- **Requirement**: No pictures belong in the copy; return exactly the lines from the one with "Output the component" through the one with "XAxis, YAxis, ReferenceLine", both ends included, and nothing else.

- **Rows from a dataset of charts and code**:
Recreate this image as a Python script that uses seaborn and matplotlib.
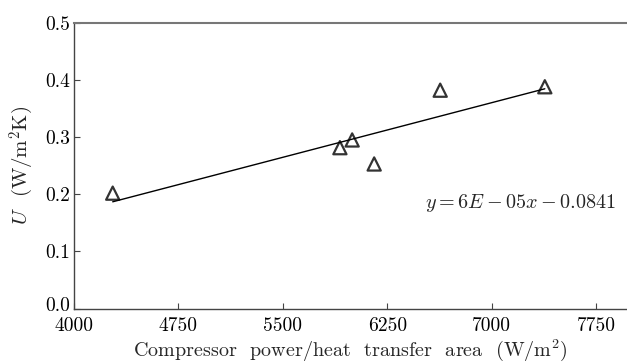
import matplotlib
matplotlib.use("Agg")
import matplotlib.pyplot as plt
import matplotlib.transforms as mtransforms
import seaborn as sns
import numpy as np
import pandas as pd

power = [4278, 5909, 5997, 6155, 6629, 7380]
u_value = [0.202, 0.2815, 0.295, 0.253, 0.382, 0.388]
x_ticks = [4000, 4750, 5500, 6250, 7000, 7750]
y_ticks = [0.0, 0.1, 0.2, 0.3, 0.4, 0.5]

sns.set_style("white")
plt.rcParams['font.family'] = ['cmr10', 'DejaVu Serif']
plt.rcParams['mathtext.fontset'] = 'cm'
plt.rcParams['axes.formatter.use_mathtext'] = True
plt.rcParams['font.size'] = 14

df = pd.DataFrame({"power": power, "u": u_value})

fig = plt.figure(figsize=(6.27, 3.63), dpi=100)
ax = fig.add_axes([0.118, 0.1496, 0.882, 0.7879])
sns.regplot(data=df, x="power", y="u", ax=ax, ci=None, truncate=True,
            marker="^", color="black",
            scatter_kws={"facecolors": "none", "edgecolors": "black",
                         "linewidths": 1.6, "s": 90, "zorder": 3},
            line_kws={"linewidth": 1.0, "color": "black"})

ax.set_xlim(4000, 7970)
ax.set_ylim(0, 0.5)
ax.set_xticks(x_ticks)
ax.set_yticks(y_ticks)
ax.set_xticklabels([str(t) for t in x_ticks])
ax.set_yticklabels([f"{t:.1f}" for t in y_ticks])
ax.tick_params(axis='both', direction='in', length=4, width=0.8, colors='#444444',
               labelsize=14, labelcolor='black')
ax.tick_params(axis='y', left=True, pad=3)
ax.tick_params(axis='x', bottom=True, pad=6)

# nudge the 0.0 label up a little, as in the reference
zero_lab = ax.yaxis.get_major_ticks()[0].label1
zero_lab.set_transform(zero_lab.get_transform() +
                       mtransforms.ScaledTranslation(0, 3 / 72, fig.dpi_scale_trans))

for side in ['left', 'bottom']:
    ax.spines[side].set_color('#444444')
    ax.spines[side].set_linewidth(1.0)
ax.spines['top'].set_color('#777777')
ax.spines['top'].set_linewidth(1.5)
ax.spines['right'].set_visible(False)

ax.set_xlabel(r"Compressor  power/heat  transfer  area  (W/m$^2$)", fontsize=14.5, labelpad=2)
ax.set_ylabel(r"$U$  (W/m$^2$K)", fontsize=15, labelpad=6)

ax.text(6519, 0.185, r"$y=6E-05x-0.0841$", fontsize=14.5, va='center', ha='left')

fig.savefig("out.png", dpi=100)
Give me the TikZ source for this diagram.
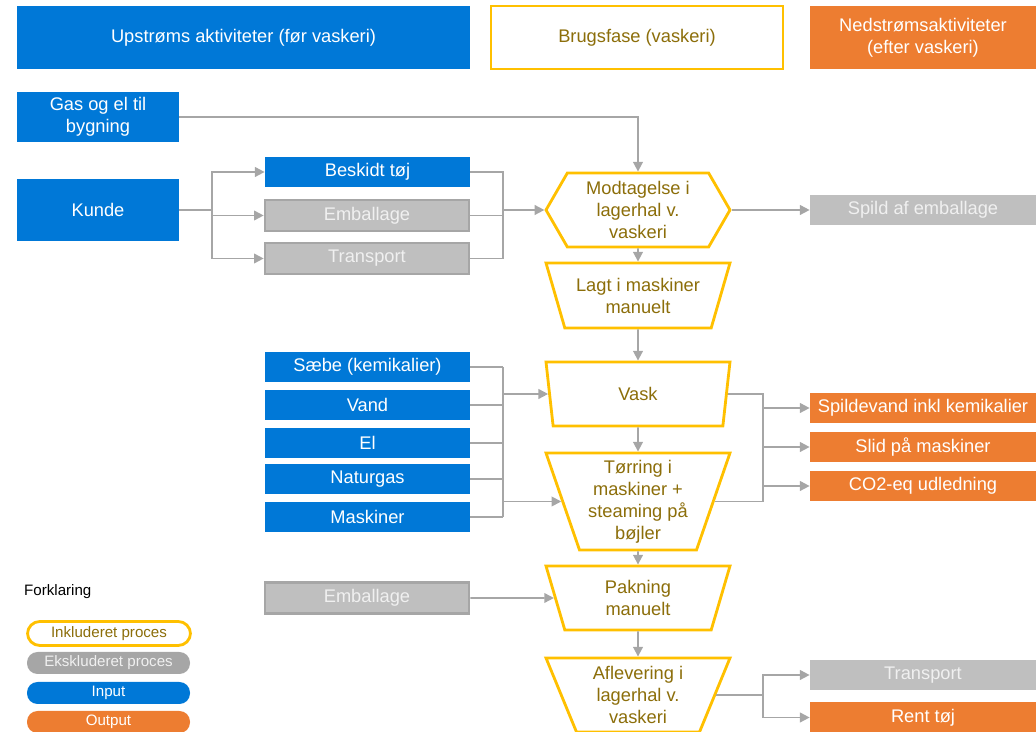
\documentclass[tikz,border=0pt]{standalone}
\usepackage{fontspec}
\setmainfont{Liberation Sans}
\usetikzlibrary{arrows.meta,shapes.geometric,shapes.symbols}
\definecolor{inblue}{RGB}{0,120,215}
\definecolor{outorange}{RGB}{237,125,49}
\definecolor{procyellow}{RGB}{255,192,0}
\definecolor{proctext}{RGB}{140,110,10}
\definecolor{exgray}{RGB}{191,191,191}
\definecolor{linegray}{RGB}{166,166,166}
\begin{document}
\begin{tikzpicture}[x=0.02cm, y=-0.02cm,
  font=\fontsize{10.4}{12.5}\selectfont,
  box/.style 2 args={minimum width=#1*0.02cm, minimum height=#2*0.02cm, inner sep=0pt, align=center},
  inbox/.style={fill=inblue, text=white},
  outbox/.style={fill=outorange, text=white},
  exbox/.style={fill=exgray, text=white!94!black},
  exframe/.style={exbox, draw=linegray, line width=1.5pt},
  proc/.style={draw=procyellow, line width=1.6pt, fill=white, text=proctext},
  funnel/.style={proc, trapezium, shape border rotate=180, trapezium angle=62,
    trapezium stretches body, box={184}{#1}},
  hexa/.style={proc, signal, signal to=west and east, signal pointer angle=120, box={184}{74}},
  line/.style={draw=linegray, line width=1pt},
  conn/.style={line, -{Triangle[length=5.5pt,width=5.5pt]}},
  pill/.style={box={163}{22}, rounded corners=6pt, font=\fontsize{8.6}{10}\selectfont}]
  \useasboundingbox (0,0) rectangle (1036,732);
  % headers
  \node[box={453}{63}, inbox] (up) at (243.5,37.5) {Upstrøms aktiviteter (før vaskeri)};
  \node[box={292}{63}, proc] (brug) at (637,37.5) {Brugsfase (vaskeri)};
  \node[box={226}{63}, outbox] (ned) at (923,37.5) {Nedstrømsaktiviteter\\(efter vaskeri)};
  % upstream inputs
  \node[box={162}{50}, inbox] (gas) at (98,117) {Gas og el til\\bygning};
  \node[box={162}{62}, inbox] (kunde) at (98,210) {Kunde};
  \node[box={205}{30}, inbox] (besk) at (367.5,172) {Beskidt tøj};
  \node[box={204}{31}, exframe] (emb1) at (367,215.5) {Emballage};
  \node[box={204}{31}, exframe] (trans1) at (367,258.5) {Transport};
  % process chain
  \node[hexa] (modt) at (638,210) {Modtagelse i\\lagerhal v.\\vaskeri};
  \node[funnel=65] (lagt) at (638,295.5) {Lagt i maskiner\\manuelt};
  \node[funnel=64] (vask) at (638,394) {Vask};
  \node[funnel=97, trapezium angle=68] (tor) at (638,501.5) {Tørring i\\maskiner +\\steaming på\\bøjler};
  \node[funnel=64] (pak) at (638,598) {Pakning\\manuelt};
  \node[funnel=74] (afl) at (638,695) {Aflevering i\\lagerhal v.\\vaskeri};
  % inputs to washing
  \node[box={205}{30}, inbox] (saebe) at (367.5,367) {Sæbe (kemikalier)};
  \node[box={205}{30}, inbox] (vand) at (367.5,405) {Vand};
  \node[box={205}{30}, inbox] (el) at (367.5,443) {El};
  \node[box={205}{30}, inbox] (natur) at (367.5,479) {Naturgas};
  \node[box={205}{30}, inbox] (mask) at (367.5,517) {Maskiner};
  \node[box={204}{31}, exframe] (emb2) at (367,598) {Emballage};
  % outputs
  \node[box={226}{30}, exbox] (spild) at (923,210) {Spild af emballage};
  \node[box={226}{30}, outbox] (spv) at (923,408) {Spildevand inkl kemikalier};
  \node[box={226}{30}, outbox] (slid) at (923,447) {Slid på maskiner};
  \node[box={226}{30}, outbox] (co2) at (923,486) {CO2-eq udledning};
  \node[box={226}{30}, exbox] (trans2) at (923,675) {Transport};
  \node[box={226}{30}, outbox] (rent) at (923,717.5) {Rent tøj};
  % branch points
  \coordinate (ksplit) at (212,210);
  \coordinate (kmerge) at (503,210);
  \coordinate (imerge) at (503,0);
  \coordinate (omerge) at (763,0);
  % connectors upstream
  \draw[conn] (gas.east) -| (modt.north);
  \draw[line] (kunde.east) -- (ksplit);
  \draw[conn] (ksplit) |- (besk.west);
  \draw[conn] (ksplit) |- (emb1.west);
  \draw[conn] (ksplit) |- (trans1.west);
  \draw[line] (besk.east) -| (kmerge);
  \draw[line] (emb1.east) -| (kmerge);
  \draw[line] (trans1.east) -| (kmerge);
  \draw[conn] (kmerge) -- (modt.west);
  \draw[conn] (modt.east) -- (spild.west);
  % main chain
  \draw[conn] (modt.south) -- (lagt.north);
  \draw[conn] (lagt.south) -- (vask.north);
  \draw[conn] (vask.south) -- (tor.north);
  \draw[conn] (tor.south) -- (pak.north);
  \draw[conn] (pak.south) -- (afl.north);
  % inputs to washing and drying
  \foreach \n in {saebe,vand,el,natur,mask}
    \draw[line] (\n.east) -- (imerge |- \n.east);
  \draw[line] (imerge |- saebe.east) -- (imerge |- mask.east);
  \draw[conn] (imerge |- vask.west) -- (vask.west);
  \draw[conn] (imerge |- tor.west) -- (tor.west);
  \draw[conn] (emb2.east) -- (pak.west);
  % outputs from washing and drying
  \draw[line] (vask.east) -- (omerge |- vask.east) -- (omerge |- tor.east) -- (tor.east);
  \foreach \n in {spv,slid,co2}
    \draw[conn] (omerge |- \n.west) -- (\n.west);
  \draw[line] (afl.east) -- (omerge |- afl.east);
  \draw[conn] (omerge |- afl.east) |- (trans2.west);
  \draw[conn] (omerge |- afl.east) |- (rent.west);
  % legend
  \node[anchor=west, font=\fontsize{8.6}{10}\selectfont] (forkl) at (18,592) {Forklaring};
  \node[pill, proc, box={163}{24}, rounded corners=7pt] (leg1) at (109,633.5) {Inkluderet proces};
  \node[pill, fill=linegray, text=white!94!black] (leg2) at (108.5,663) {Ekskluderet proces};
  \node[pill, inbox] (leg3) at (108.5,693) {Input};
  \node[pill, outbox] (leg4) at (108.5,722) {Output};
\end{tikzpicture}
\end{document}
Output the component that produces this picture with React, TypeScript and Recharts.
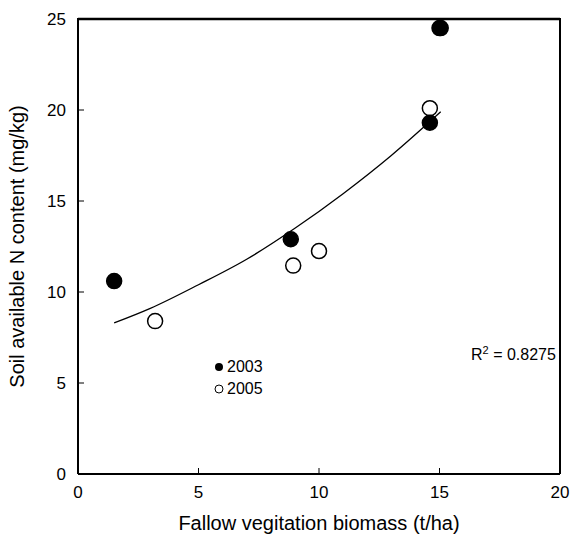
import { ComposedChart, Scatter, Line, XAxis, YAxis, ReferenceLine } from 'recharts'

// fallow biomass (t/ha) vs soil available N (mg/kg)
const biomass2003 = [1.5, 8.83, 14.6, 15.0, 15.05]
const nitrogen2003 = [10.6, 12.9, 19.3, 24.5, 24.5]
const biomass2005 = [3.2, 8.93, 10.0, 14.6]
const nitrogen2005 = [8.4, 11.45, 12.25, 20.1]

// fitted curve
const fitX = [1.5, 3, 5, 7, 9, 11, 13, 15.05]
const fitY = [8.3, 9.1, 10.4, 11.8, 13.5, 15.4, 17.5, 19.9]

const xTicks = [0, 5, 10, 15, 20]
const yTicks = [0, 5, 10, 15, 20, 25]

const data2003 = biomass2003.map((x, i) => ({ x, y: nitrogen2003[i] }))
const data2005 = biomass2005.map((x, i) => ({ x, y: nitrogen2005[i] }))
const fitData = fitX.map((x, i) => ({ x, fit: fitY[i] }))

const font = '"Liberation Sans", Arial, sans-serif'
const tickStyle = { fill: '#000', fontSize: 17, fontFamily: font }
const titleStyle = { fill: '#000', fontSize: 20, fontFamily: font }

const dot = (fill: string) => (p: any) => (
  <circle cx={p.cx} cy={p.cy} r={7.5} fill={fill} stroke="#000" strokeWidth={1.5} />
)

function LegendBox() {
  return (
    <div style={{ position: 'absolute', left: 214, top: 356, fontFamily: font, fontSize: 16, color: '#000', lineHeight: '22px' }}>
      <div style={{ display: 'flex', alignItems: 'center' }}>
        <svg width={10} height={10} style={{ marginRight: 3 }}>
          <circle cx={5} cy={5} r={4} fill="#000" />
        </svg>
        2003
      </div>
      <div style={{ display: 'flex', alignItems: 'center' }}>
        <svg width={10} height={10} style={{ marginRight: 3 }}>
          <circle cx={5} cy={5} r={4} fill="#fff" stroke="#000" strokeWidth={1} />
        </svg>
        2005
      </div>
    </div>
  )
}

export default function App() {
  return (
    <div style={{ position: 'absolute', left: 0, top: 0, width: 571, height: 534, background: '#fff' }}>
      <ComposedChart width={571} height={534} margin={{ top: 19, right: 11, bottom: 0, left: 20 }}>
        <ReferenceLine x={20} stroke="#000" strokeWidth={2} ifOverflow="visible" />
        <ReferenceLine y={25} stroke="#000" strokeWidth={2.5} ifOverflow="visible" />
        <XAxis
          type="number"
          dataKey="x"
          domain={[0, 20]}
          ticks={xTicks}
          tickSize={-6}
          tickMargin={18}
          tick={tickStyle}
          axisLine={{ stroke: '#000', strokeWidth: 2 }}
          tickLine={{ stroke: '#000', strokeWidth: 1 }}
          height={60}
          label={{ value: 'Fallow vegitation biomass (t/ha)', position: 'insideBottom', offset: 4, style: titleStyle }}
        />
        <YAxis
          type="number"
          domain={[0, 25]}
          ticks={yTicks}
          tickSize={-6}
          tickMargin={18}
          tick={tickStyle}
          axisLine={{ stroke: '#000', strokeWidth: 2 }}
          tickLine={{ stroke: '#000', strokeWidth: 1 }}
          width={58}
          label={{ value: 'Soil available N content (mg/kg)', angle: -90, position: 'insideLeft', offset: -3, style: { ...titleStyle, textAnchor: 'middle' } }}
        />
        <Line data={fitData} dataKey="fit" type="monotone" stroke="#000" strokeWidth={1.3} dot={false} isAnimationActive={false} />
        <Scatter data={data2005} dataKey="y" shape={dot('#fff')} isAnimationActive={false} />
        <Scatter data={data2003} dataKey="y" shape={dot('#000')} isAnimationActive={false} />
      </ComposedChart>
      {/* top edge of the frame */}
      <div style={{ position: 'absolute', left: 77, top: 18, width: 484, height: 2, background: '#000', pointerEvents: 'none' }} />
      <LegendBox />
      <div style={{ position: 'absolute', left: 471, top: 344, fontFamily: font, fontSize: 16, color: '#000' }}>
        R<sup style={{ fontSize: 11 }}>2</sup> = 0.8275
      </div>
    </div>
  )
}
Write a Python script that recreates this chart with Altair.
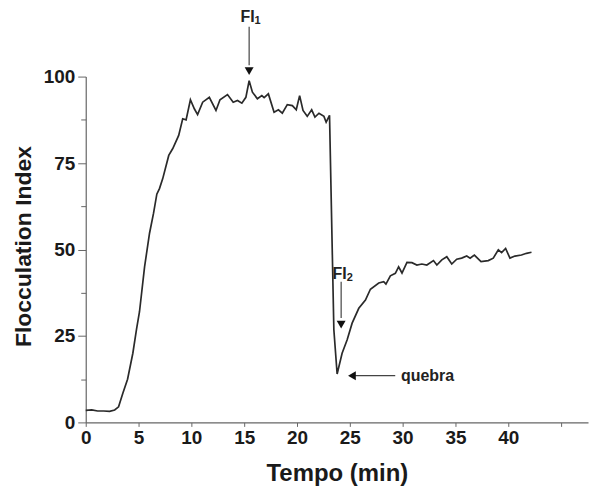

- **Exercise answer**:
Output the component that produces this picture with React, TypeScript and Recharts.
import { ComposedChart, Scatter, Line, XAxis, YAxis, ReferenceLine } from 'recharts'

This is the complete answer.